The Nittany Lions had already become the first team to make the semifinals a year after losing 11 games, a turnaround from 3-11 that just edged 2001 Towson reaching the final weekend after going 3-10 a season earlier. And unlike four years ago, Penn State was never frazzled by the sport’s biggest stage or a faceoff disparity.
“At one point, I just turned to someone and said, ‘This is going to be a 60-minute bar fight,’ and it felt that way,” Danowski said. “It just felt like they were going to take a punch, we were going to take a punch, we were going to have to absorb a couple.”
While Duke flirted with opening things up when it took leads of 7-4 and 9-6, the Nittany Lions never let the Blue Devils get away. And despite some first-half turnovers, Malone doggedly kept the Penn State offense plugging away. His fifth goal pulled the Nittany Lions within 13-12 late in the third quarter.
“We were exactly where we wanted to be,” Malone said. “We knew if we were close in that fourth quarter, they were going to start feeling the pressure, and that’s exactly where we wanted to be, and that’s where we play our best. We just couldn’t get over that edge.”
Yet Duke repeatedly summoned answers on offense from unconventional places. When Jake Morin finally knotted it at 13 with 9:35 to go off a Morin feed, Jadon Kerry delivered his first goal since February 17 less than a minute later. Winkoff’s goal with 6:26 remaining was answered 14 seconds later by Jake Naso, who had two goals and an assist to go with a 22-for-34 outing on faceoffs.
Malone scored the last goal of regulation with 5:07 to go, a finish that was part of Penn State’s brilliant 51.7-percent shooting day.
“I don’t know if it was our best game defensively or if Penn State just played lights out,” Danowski said.

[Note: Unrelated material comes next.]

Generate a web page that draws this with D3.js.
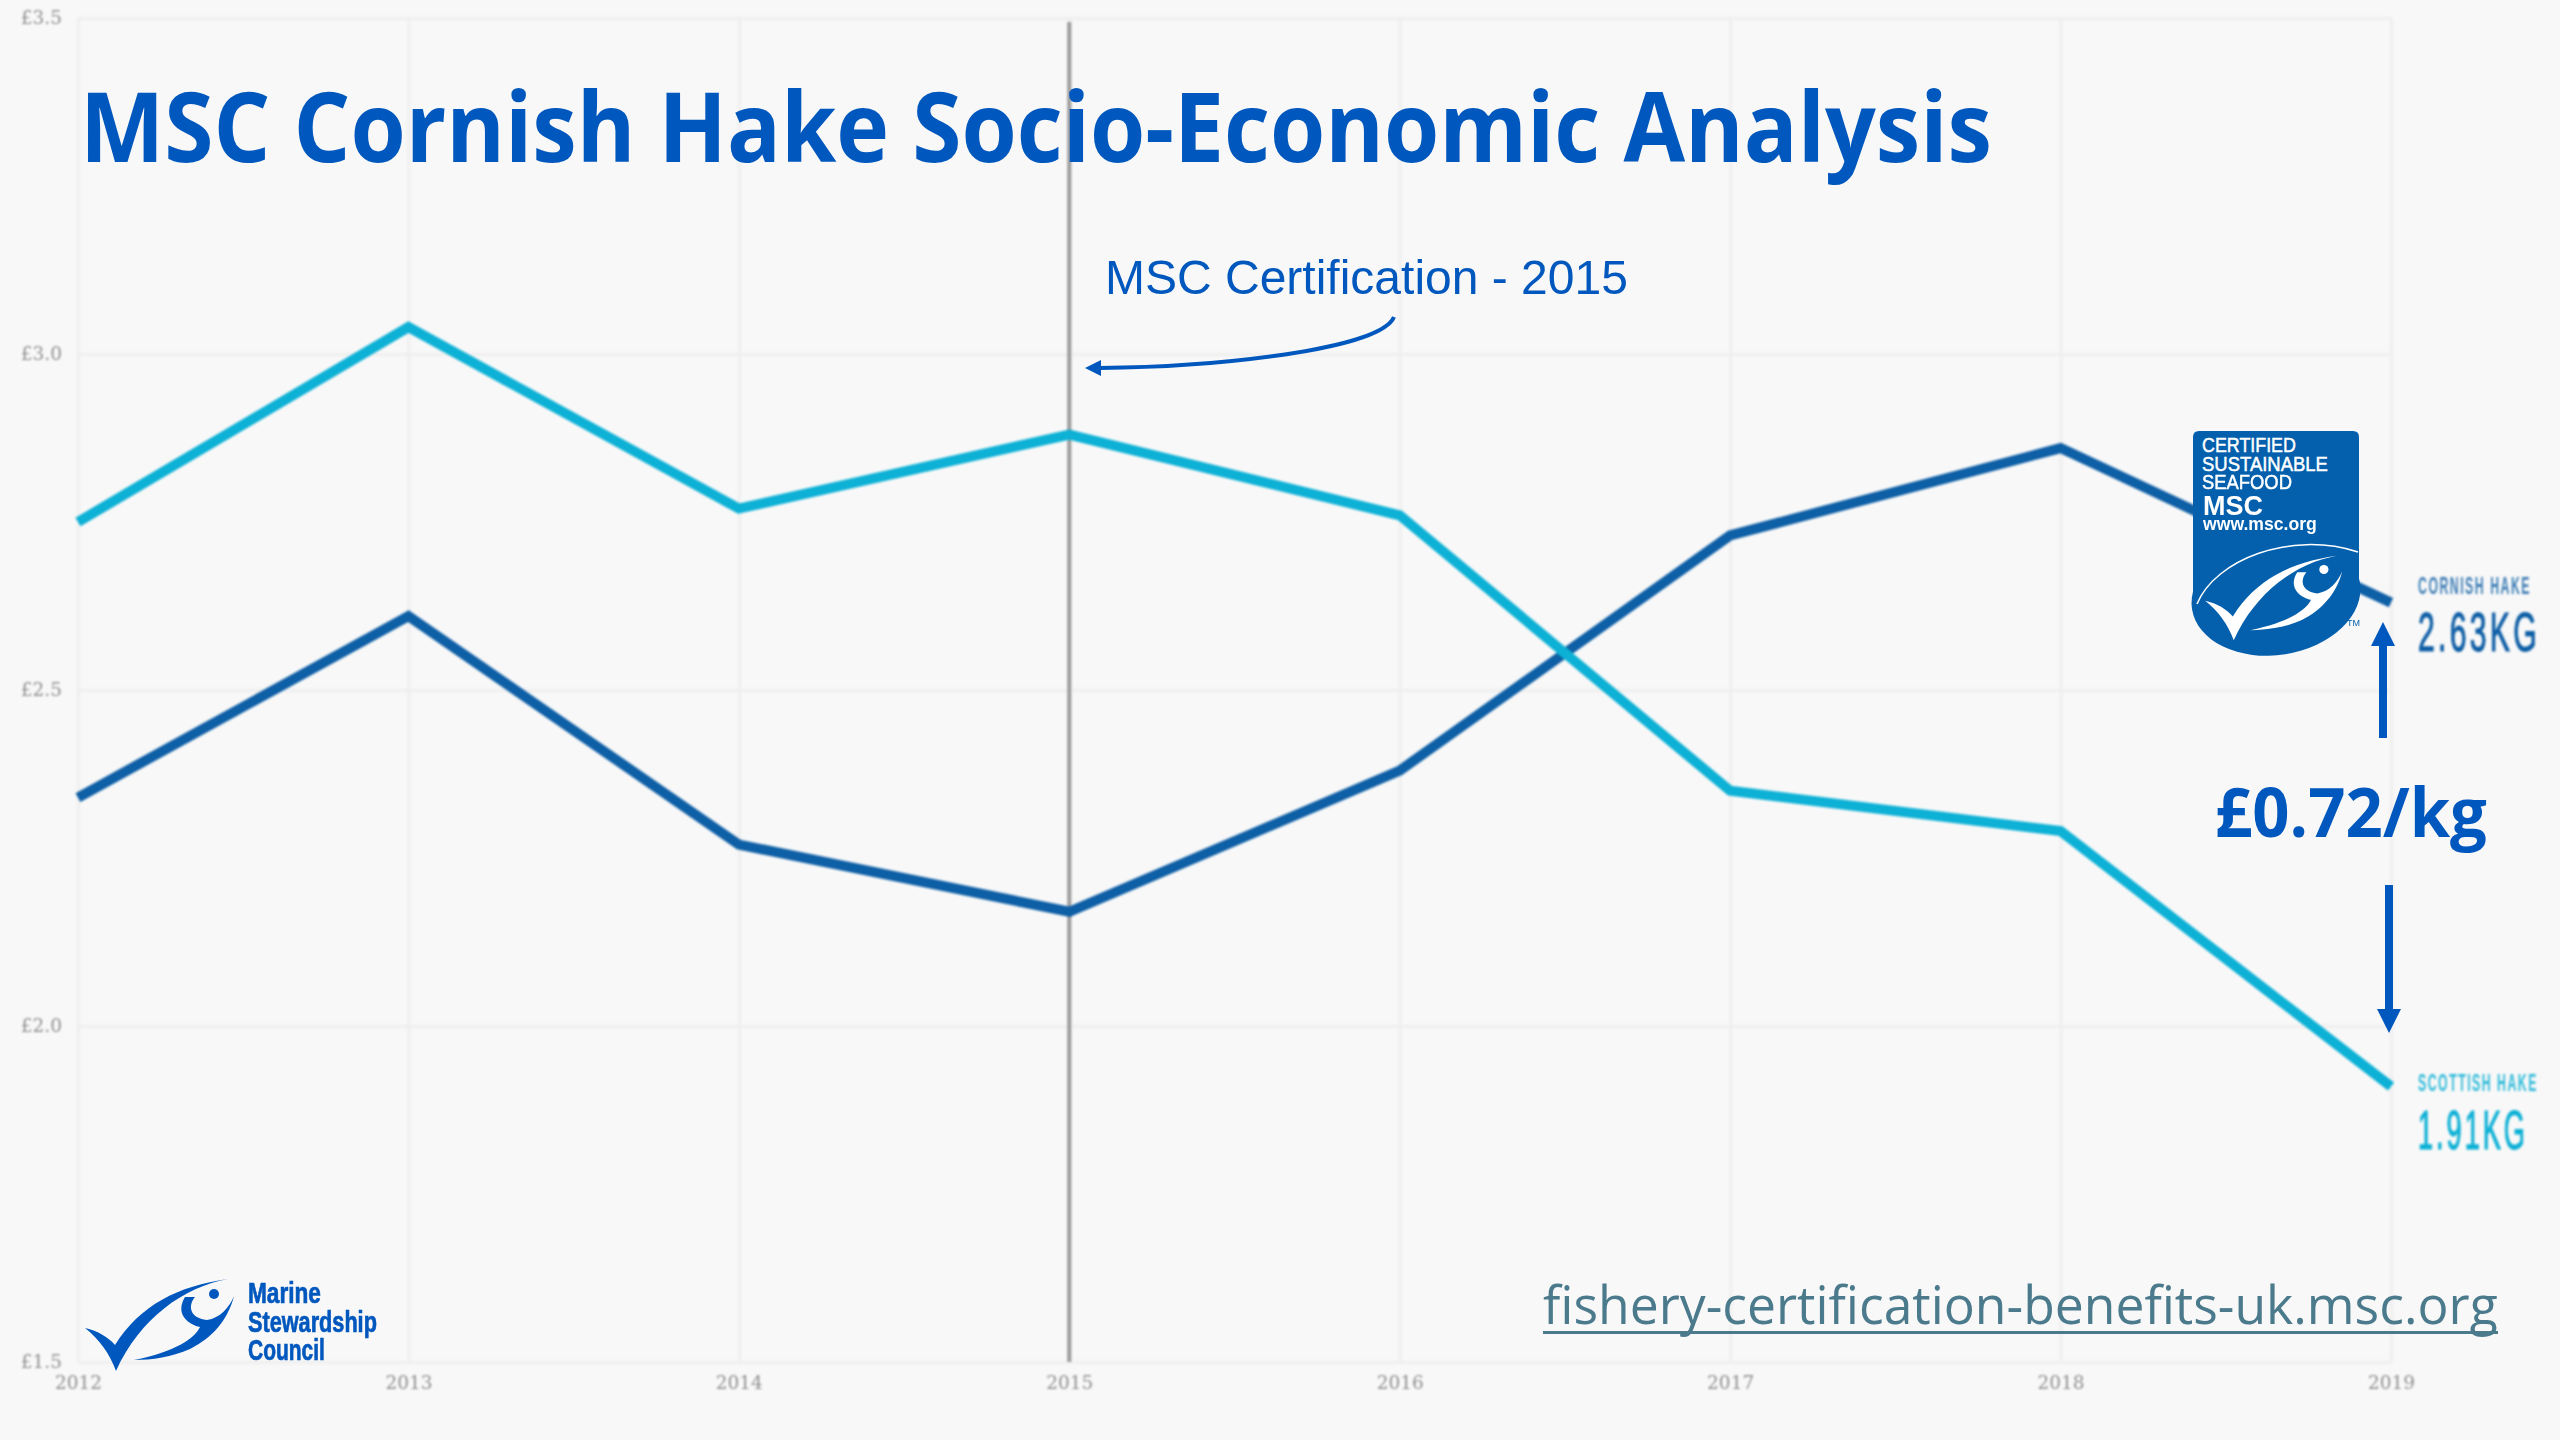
<!DOCTYPE html>
<html><head><meta charset="utf-8">
<style>html,body{margin:0;padding:0;background:#f8f8f8}svg{display:block}</style>
<script src="https://cdn.jsdelivr.net/npm/d3@7"></script></head><body>
<svg id="c" width="2560" height="1440"></svg>
<script>
const years=[2012,2013,2014,2015,2016,2017,2018,2019];
const cornish=[2.34,2.61,2.27,2.17,2.38,2.73,2.86,2.63];
const scottish=[2.75,3.04,2.77,2.88,2.76,2.35,2.29,1.91];
const yTicks=[1.5,2.0,2.5,3.0,3.5];
const BLUE="#0057bd",DARK="#0f5fa6",LIGHT="#0db1d6",URLC="#4a7a8c";
const svg=d3.select("#c");
const defs=svg.append("defs");
const blur=(id,s)=>defs.append("filter").attr("id",id).attr("filterUnits","userSpaceOnUse").attr("x",-3000).attr("y",-3000).attr("width",8000).attr("height",8000).append("feGaussianBlur").attr("stdDeviation",s);
blur("b1",1.5);blur("b2",0.8);blur("b3",1.1);
svg.append("rect").attr("width",2560).attr("height",1440).attr("fill","#f8f8f8");
const x=d3.scaleLinear().domain([2012,2019]).range([78,2391]);
const y=d3.scaleLinear().domain([1.5,3.5]).range([1362,18]);
const chart=svg.append("g");
const gx=chart.append("g").attr("transform","translate(0,1362)").call(d3.axisBottom(x).tickValues(years).tickFormat(d3.format("d")).tickSize(-1344).tickPadding(14));
const gy=chart.append("g").attr("transform","translate(78,0)").call(d3.axisLeft(y).tickValues(yTicks).tickFormat(d=>"£"+d.toFixed(1)).tickSize(-2313).tickPadding(16));
[gx,gy].forEach(g=>{g.select(".domain").remove();g.selectAll(".tick line").attr("stroke","#eeeeee").attr("stroke-width",3).attr("filter","url(#b1)");
 g.selectAll("text").attr("fill","#8f8f8f").attr("font-family","'DejaVu Serif','DejaVu Sans'").attr("font-weight",400).attr("font-size",18.5).attr("filter","url(#b3)");});
const line=d3.line().x((d,i)=>x(years[i])).y(d=>y(d));
svg.append("line").attr("x1",x(2015)).attr("x2",x(2015)).attr("y1",y(3.5)+4).attr("y2",y(1.5)).attr("stroke","#9c9c9c").attr("stroke-width",4).attr("filter","url(#b2)");
const lines=svg.append("g").attr("filter","url(#b2)");
lines.append("path").datum(cornish).attr("d",line).attr("fill","none").attr("stroke",DARK).attr("stroke-width",10);
lines.append("path").datum(scottish).attr("d",line).attr("fill","none").attr("stroke",LIGHT).attr("stroke-width",10);
function fit(t,x0,x1,base,size,fam,weight,col,parent,ls,sw){
 const e=(parent||svg).append("text").attr("font-size",size).attr("font-family",fam).attr("font-weight",weight).attr("fill",col).attr("letter-spacing",ls||0).text(t);
 if(sw)e.attr("stroke",col).attr("stroke-width",sw);
 const w=e.node().getComputedTextLength();
 e.attr("transform",`translate(${x0},${base}) scale(${(x1-x0)/w},1)`);
 return e;}
const SANS="'Open Sans','Noto Sans',sans-serif",ARIAL="'Liberation Sans',Arial,sans-serif",NARROW="'Liberation Sans Narrow','Liberation Sans',sans-serif";
fit("MSC Cornish Hake Socio-Economic Analysis",80,1992,162,96,SANS,700,BLUE);
fit("MSC Certification - 2015",1105,1628,294,49,ARIAL,400,BLUE);
svg.append("path").attr("d","M1394,317 C1380,350 1215,367 1100,368").attr("fill","none").attr("stroke",BLUE).attr("stroke-width",4);
svg.append("path").attr("d","M1085,368 L1101,360 L1101,376 Z").attr("fill",BLUE);
// right side labels
const lab=svg.append("g").attr("filter","url(#b2)");
fit("CORNISH HAKE",2418,2531,594,24,NARROW,700,DARK,lab,3).attr("opacity",.8);
fit("2.63KG",2418,2540,651,55,NARROW,400,DARK,lab,6,1.2);
fit("SCOTTISH HAKE",2418,2538,1091,24,NARROW,700,LIGHT,lab,3).attr("opacity",.85);
fit("1.91KG",2418,2528,1149,55,NARROW,400,LIGHT,lab,6,1.2);
// gap annotation
fit("£0.72/kg",2215,2487,837,68,SANS,700,BLUE);
svg.append("path").attr("d","M2379,738 V646 H2371 L2383,622 L2395,646 H2387 V738 Z").attr("fill",BLUE);
svg.append("path").attr("d","M2385,885 V1009 H2377 L2389,1033 L2401,1009 H2393 V885 Z").attr("fill",BLUE);
// MSC fish mark (shared shape)
const fishTick="M85,1328 C98,1331 108,1337 115,1345 C140,1305 178,1286 228,1279 C184,1287 140,1318 116,1371 C110,1354 99,1339 85,1328 Z";
const fishBody="M134,1360 C175,1352 195,1338 200,1327 C190,1325 174,1315 185,1297 L195,1297 C188,1305 189,1318 207,1320 C220,1318 229,1308 234,1296 C228,1320 212,1338 190,1349 C172,1357 152,1360 134,1360 Z";
function fish(g,col){g.append("path").attr("d",fishTick).attr("fill",col);g.append("path").attr("d",fishBody).attr("fill",col);g.append("circle").attr("cx",214).attr("cy",1294).attr("r",5).attr("fill",col);}
fish(svg.append("g"),BLUE);
fit("Marine",248,321,1303,30,NARROW,700,BLUE,null,0,.7);
fit("Stewardship",248,377,1332,30,NARROW,700,BLUE,null,0,.7);
fit("Council",248,325,1360,30,NARROW,700,BLUE,null,0,.7);
// Badge
const BB="#0460ac";
svg.append("path").attr("d","M2193,600 V437 Q2193,431 2199,431 H2353 Q2359,431 2359,437 V590 Z").attr("fill",BB);
svg.append("ellipse").attr("cx",2276).attr("cy",596).attr("rx",85).attr("ry",59).attr("transform","rotate(-9 2276 596)").attr("fill",BB);
svg.append("path").attr("d","M2197,604 C2215,560 2290,530 2358,552").attr("fill","none").attr("stroke","#fff").attr("stroke-width",1.5);
fish(svg.append("g").attr("transform","translate(2127,-621) scale(.92)"),"#fff");
fit("CERTIFIED",2202,2296,452,21,ARIAL,400,"#fff",null,0,.5);
fit("SUSTAINABLE",2202,2328,471,21,ARIAL,400,"#fff",null,0,.5);
fit("SEAFOOD",2202,2292,489,21,ARIAL,400,"#fff",null,0,.5);
fit("MSC",2203,2263,515,28,ARIAL,700,"#fff");
fit("www.msc.org",2203,2317,530,18,ARIAL,700,"#fff");
fit("TM",2347,2360,626,9,ARIAL,400,BB);
// URL
fit("fishery-certification-benefits-uk.msc.org",1543,2498,1324,53,SANS,400,URLC);
svg.append("rect").attr("x",1543).attr("y",1331).attr("width",955).attr("height",3).attr("fill",URLC);
</script></body></html>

Truth was, it was both a stellar day for the Nittany Lions’ offense and a rocky one for the Blue Devils’ defense. But Duke got the stop it needed most when it denied a shot on a 30-second man-down after Jake Caputo’s pushing penalty with 1:31 remaining. Penn State eventually committed a shot clock violation, handing it over to Duke for a possession that ended with Leadmon shooting wide of the cage as time expired.
Duke won the faceoff to open overtime, and the Blue Devils were content to run their offense rather than call timeout. Leadmon eventually took the ball around the cage, cut sharply to roll inside of short stick Grant Haus and wrapped a shot around Fracyon in what figures to be one of the most replayed goals of the season.
“I can’t imagine the hurt they’re feeling right now relative to our exhilaration,” Danowski said.
It was enough for Penn State to linger on the field a little longer than usual after a semifinal loss — probably a bit dazed, probably a bit angry, probably a bit unbelieving its turnaround season ended so abruptly.
And that maybe sometime down the road, that play would bring on a video review.
In 2023, it’s very clear. The rules don’t permit it.
“It was really tough to see how that ended,” Malone said, “but that’s how it happened.”